■ DATA EXCERPT
** BEGIN **
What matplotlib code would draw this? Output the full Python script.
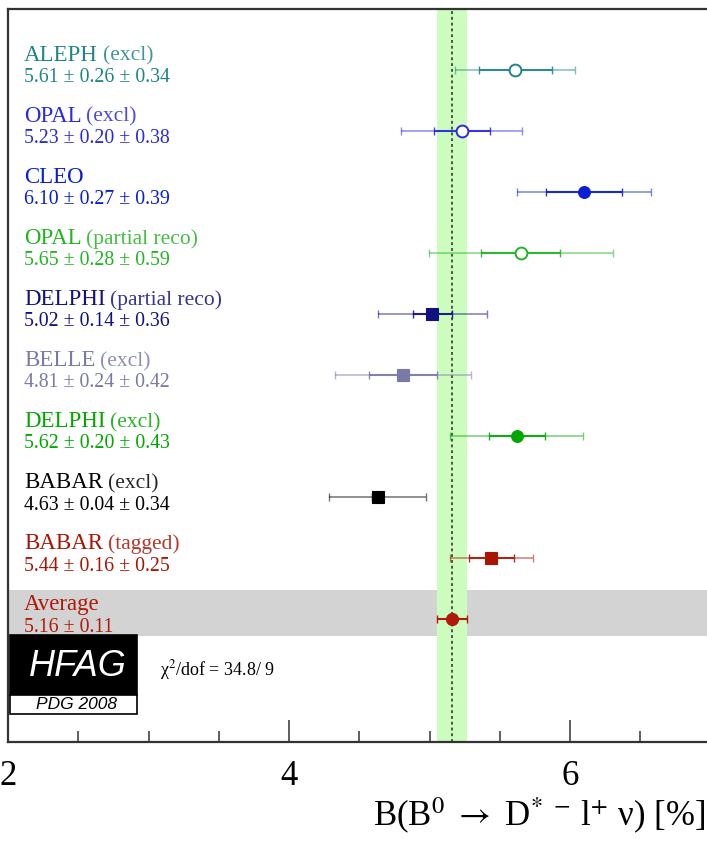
import numpy as np
import matplotlib.pyplot as plt
import matplotlib.transforms as mtransforms
from matplotlib.patches import Rectangle
from matplotlib.ticker import MultipleLocator

plt.rcParams['font.family'] = ['Liberation Serif', 'DejaVu Serif']
plt.rcParams['mathtext.fontset'] = 'stix'

# measurements, listed from top to bottom
experiments = ['ALEPH', 'OPAL', 'CLEO', 'OPAL', 'DELPHI',
               'BELLE', 'DELPHI', 'BABAR', 'BABAR']
methods = ['(excl)', '(excl)', '', '(partial reco)', '(partial reco)',
           '(excl)', '(excl)', '(excl)', '(tagged)']
values = [5.61, 5.23, 6.10, 5.65, 5.02, 4.81, 5.62, 4.63, 5.44]
stat_err = [0.26, 0.20, 0.27, 0.28, 0.14, 0.24, 0.20, 0.04, 0.16]
syst_err = [0.34, 0.38, 0.39, 0.59, 0.36, 0.42, 0.43, 0.34, 0.25]

# world average
avg_value = 5.16
avg_err = 0.11
chi2 = 34.8
ndof = 9

xticks = [2, 4, 6]

# styles
colors = ['#208585', '#2a2ade', '#0a1ed2', '#22b422', '#11117f',
          '#7a7aa8', '#00a800', '#000000', '#aa1405']
markers = ['o', 'o', 'o', 'o', 's', 's', 'o', 's', 's']
hollow = [True, True, False, True, False, False, False, False, False]
avg_color = '#b01a0c'

W, H = 707, 843


def fx(px):
    return px / W


def fy(py):
    return 1 - py / H


fig = plt.figure(figsize=(W / 100, H / 100), dpi=100)
ax = fig.add_axes([fx(8), fy(741.5), 1 - fx(8), (741.5 - 9) / H])

n = len(values)
ypos = np.arange(n, 0, -1) + 1  # 10 ... 2, average at 1
total_err = np.sqrt(np.array(stat_err) ** 2 + np.array(syst_err) ** 2)

ax.set_xlim(2, 2 + 699 / 140.5)
ax.set_ylim(-1, 11)

# average band and line
ax.axhspan(0.726, 1.48, color='#d3d3d3', lw=0, zorder=0)
ax.axvspan(avg_value - avg_err, avg_value + avg_err, color='#ccfdbe', lw=0, zorder=1)
ax.axvline(avg_value, color='#444444', lw=1.3, ls=(0, (1.6, 1.6)), zorder=2)

trans = mtransforms.blended_transform_factory(ax.transAxes, ax.transData)
x_text = (24 - 8) / 699

for i in range(n):
    c = colors[i]
    y = ypos[i]
    ax.errorbar(values[i], y, xerr=total_err[i], fmt='none', ecolor=c,
                elinewidth=1.1, capsize=2.6, capthick=1.0, alpha=0.55, zorder=3)
    ax.errorbar(values[i], y, xerr=stat_err[i], fmt='none', ecolor=c,
                elinewidth=1.5, capsize=2.6, capthick=1.0, alpha=0.9, zorder=4)
    ax.plot(values[i], y, marker=markers[i], ms=8.5, ls='none',
            mfc='white' if hollow[i] else c, mec=c, mew=1.4 if hollow[i] else 0.8,
            zorder=5)

    name = ax.text(x_text, y + 0.15, experiments[i], transform=trans,
                   fontsize=16.5, color=c, va='baseline', ha='left')
    if methods[i]:
        ax.annotate(methods[i], xy=(1, 0), xycoords=name, xytext=(3.5, 0),
                    textcoords='offset points', fontsize=15.5, color=c,
                    va='bottom', ha='left', alpha=0.85)
    ax.text(x_text, y - 0.2,
            f'{values[i]:.2f} \u00b1 {stat_err[i]:.2f} \u00b1 {syst_err[i]:.2f}',
            transform=trans, fontsize=14.3, color=c, va='baseline', ha='left')

# average point
ax.errorbar(avg_value, 1, xerr=avg_err, fmt='o', color=avg_color, ms=8.5,
            elinewidth=1.5, capsize=2.6, capthick=1.0, zorder=6)
ax.text(x_text, 1 + 0.15, 'Average', transform=trans, fontsize=16.5,
        color=avg_color, va='baseline', ha='left')
ax.text(x_text, 1 - 0.2, f'{avg_value:.2f} \u00b1 {avg_err:.2f}', transform=trans,
        fontsize=14.3, color=avg_color, va='baseline', ha='left')

# axes styling
ax.set_xticks(xticks)
ax.set_xticklabels([str(t) for t in xticks])
ax.xaxis.set_minor_locator(MultipleLocator(0.5))
ax.tick_params(axis='x', which='major', direction='in', length=16, width=1.1,
               color='#333333', labelsize=25, pad=13, top=False)
ax.tick_params(axis='x', which='minor', direction='in', length=8, width=1.1,
               color='#333333', top=False)
ax.set_yticks([])
for side in ['left', 'bottom', 'top']:
    ax.spines[side].set_linewidth(1.6)
    ax.spines[side].set_color('#333333')
ax.spines['right'].set_visible(False)

# HFAG logo
fig.patches.append(Rectangle((fx(10), fy(695)), (137 - 10) / W, (695 - 635) / H,
                             transform=fig.transFigure, facecolor='black',
                             edgecolor='black', lw=1.2, zorder=10))
fig.patches.append(Rectangle((fx(10), fy(714)), (137 - 10) / W, (714 - 695) / H,
                             transform=fig.transFigure, facecolor='white',
                             edgecolor='black', lw=1.2, zorder=10))
fig.text(fx(78), fy(676), 'HFAG', color='white', fontsize=26, style='italic',
         family='Liberation Sans', ha='center', va='baseline', zorder=11)
fig.text(fx(76.5), fy(709), 'PDG 2008', color='black', fontsize=12.5,
         style='italic', family='Liberation Sans', ha='center', va='baseline',
         zorder=11)

fig.text(fx(160), fy(675), f'\u03c7$^{{2}}$/dof = {chi2}/ {ndof}', fontsize=13,
         ha='left', va='baseline')

fig.text(fx(705), fy(826),
         'B(B$^{0}$ $\\rightarrow$ D$^{*}$ $^{-}$ l$^{+}$ \u03bd) [%]',
         fontsize=25, ha='right', va='baseline')

fig.savefig('out.png', dpi=100)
** END **
■ THE REQUEST
Your task is to repeat the material above exactly, without its pictures.

■ RESPONSE TO THE EXERCISE
What matplotlib code would draw this? Output the full Python script.
import numpy as np
import matplotlib.pyplot as plt
import matplotlib.transforms as mtransforms
from matplotlib.patches import Rectangle
from matplotlib.ticker import MultipleLocator

plt.rcParams['font.family'] = ['Liberation Serif', 'DejaVu Serif']
plt.rcParams['mathtext.fontset'] = 'stix'

# measurements, listed from top to bottom
experiments = ['ALEPH', 'OPAL', 'CLEO', 'OPAL', 'DELPHI',
               'BELLE', 'DELPHI', 'BABAR', 'BABAR']
methods = ['(excl)', '(excl)', '', '(partial reco)', '(partial reco)',
           '(excl)', '(excl)', '(excl)', '(tagged)']
values = [5.61, 5.23, 6.10, 5.65, 5.02, 4.81, 5.62, 4.63, 5.44]
stat_err = [0.26, 0.20, 0.27, 0.28, 0.14, 0.24, 0.20, 0.04, 0.16]
syst_err = [0.34, 0.38, 0.39, 0.59, 0.36, 0.42, 0.43, 0.34, 0.25]

# world average
avg_value = 5.16
avg_err = 0.11
chi2 = 34.8
ndof = 9

xticks = [2, 4, 6]

# styles
colors = ['#208585', '#2a2ade', '#0a1ed2', '#22b422', '#11117f',
          '#7a7aa8', '#00a800', '#000000', '#aa1405']
markers = ['o', 'o', 'o', 'o', 's', 's', 'o', 's', 's']
hollow = [True, True, False, True, False, False, False, False, False]
avg_color = '#b01a0c'

W, H = 707, 843


def fx(px):
    return px / W


def fy(py):
    return 1 - py / H


fig = plt.figure(figsize=(W / 100, H / 100), dpi=100)
ax = fig.add_axes([fx(8), fy(741.5), 1 - fx(8), (741.5 - 9) / H])

n = len(values)
ypos = np.arange(n, 0, -1) + 1  # 10 ... 2, average at 1
total_err = np.sqrt(np.array(stat_err) ** 2 + np.array(syst_err) ** 2)

ax.set_xlim(2, 2 + 699 / 140.5)
ax.set_ylim(-1, 11)

# average band and line
ax.axhspan(0.726, 1.48, color='#d3d3d3', lw=0, zorder=0)
ax.axvspan(avg_value - avg_err, avg_value + avg_err, color='#ccfdbe', lw=0, zorder=1)
ax.axvline(avg_value, color='#444444', lw=1.3, ls=(0, (1.6, 1.6)), zorder=2)

trans = mtransforms.blended_transform_factory(ax.transAxes, ax.transData)
x_text = (24 - 8) / 699

for i in range(n):
    c = colors[i]
    y = ypos[i]
    ax.errorbar(values[i], y, xerr=total_err[i], fmt='none', ecolor=c,
                elinewidth=1.1, capsize=2.6, capthick=1.0, alpha=0.55, zorder=3)
    ax.errorbar(values[i], y, xerr=stat_err[i], fmt='none', ecolor=c,
                elinewidth=1.5, capsize=2.6, capthick=1.0, alpha=0.9, zorder=4)
    ax.plot(values[i], y, marker=markers[i], ms=8.5, ls='none',
            mfc='white' if hollow[i] else c, mec=c, mew=1.4 if hollow[i] else 0.8,
            zorder=5)

    name = ax.text(x_text, y + 0.15, experiments[i], transform=trans,
                   fontsize=16.5, color=c, va='baseline', ha='left')
    if methods[i]:
        ax.annotate(methods[i], xy=(1, 0), xycoords=name, xytext=(3.5, 0),
                    textcoords='offset points', fontsize=15.5, color=c,
                    va='bottom', ha='left', alpha=0.85)
    ax.text(x_text, y - 0.2,
            f'{values[i]:.2f} \u00b1 {stat_err[i]:.2f} \u00b1 {syst_err[i]:.2f}',
            transform=trans, fontsize=14.3, color=c, va='baseline', ha='left')

# average point
ax.errorbar(avg_value, 1, xerr=avg_err, fmt='o', color=avg_color, ms=8.5,
            elinewidth=1.5, capsize=2.6, capthick=1.0, zorder=6)
ax.text(x_text, 1 + 0.15, 'Average', transform=trans, fontsize=16.5,
        color=avg_color, va='baseline', ha='left')
ax.text(x_text, 1 - 0.2, f'{avg_value:.2f} \u00b1 {avg_err:.2f}', transform=trans,
        fontsize=14.3, color=avg_color, va='baseline', ha='left')

# axes styling
ax.set_xticks(xticks)
ax.set_xticklabels([str(t) for t in xticks])
ax.xaxis.set_minor_locator(MultipleLocator(0.5))
ax.tick_params(axis='x', which='major', direction='in', length=16, width=1.1,
               color='#333333', labelsize=25, pad=13, top=False)
ax.tick_params(axis='x', which='minor', direction='in', length=8, width=1.1,
               color='#333333', top=False)
ax.set_yticks([])
for side in ['left', 'bottom', 'top']:
    ax.spines[side].set_linewidth(1.6)
    ax.spines[side].set_color('#333333')
ax.spines['right'].set_visible(False)

# HFAG logo
fig.patches.append(Rectangle((fx(10), fy(695)), (137 - 10) / W, (695 - 635) / H,
                             transform=fig.transFigure, facecolor='black',
                             edgecolor='black', lw=1.2, zorder=10))
fig.patches.append(Rectangle((fx(10), fy(714)), (137 - 10) / W, (714 - 695) / H,
                             transform=fig.transFigure, facecolor='white',
                             edgecolor='black', lw=1.2, zorder=10))
fig.text(fx(78), fy(676), 'HFAG', color='white', fontsize=26, style='italic',
         family='Liberation Sans', ha='center', va='baseline', zorder=11)
fig.text(fx(76.5), fy(709), 'PDG 2008', color='black', fontsize=12.5,
         style='italic', family='Liberation Sans', ha='center', va='baseline',
         zorder=11)

fig.text(fx(160), fy(675), f'\u03c7$^{{2}}$/dof = {chi2}/ {ndof}', fontsize=13,
         ha='left', va='baseline')

fig.text(fx(705), fy(826),
         'B(B$^{0}$ $\\rightarrow$ D$^{*}$ $^{-}$ l$^{+}$ \u03bd) [%]',
         fontsize=25, ha='right', va='baseline')

fig.savefig('out.png', dpi=100)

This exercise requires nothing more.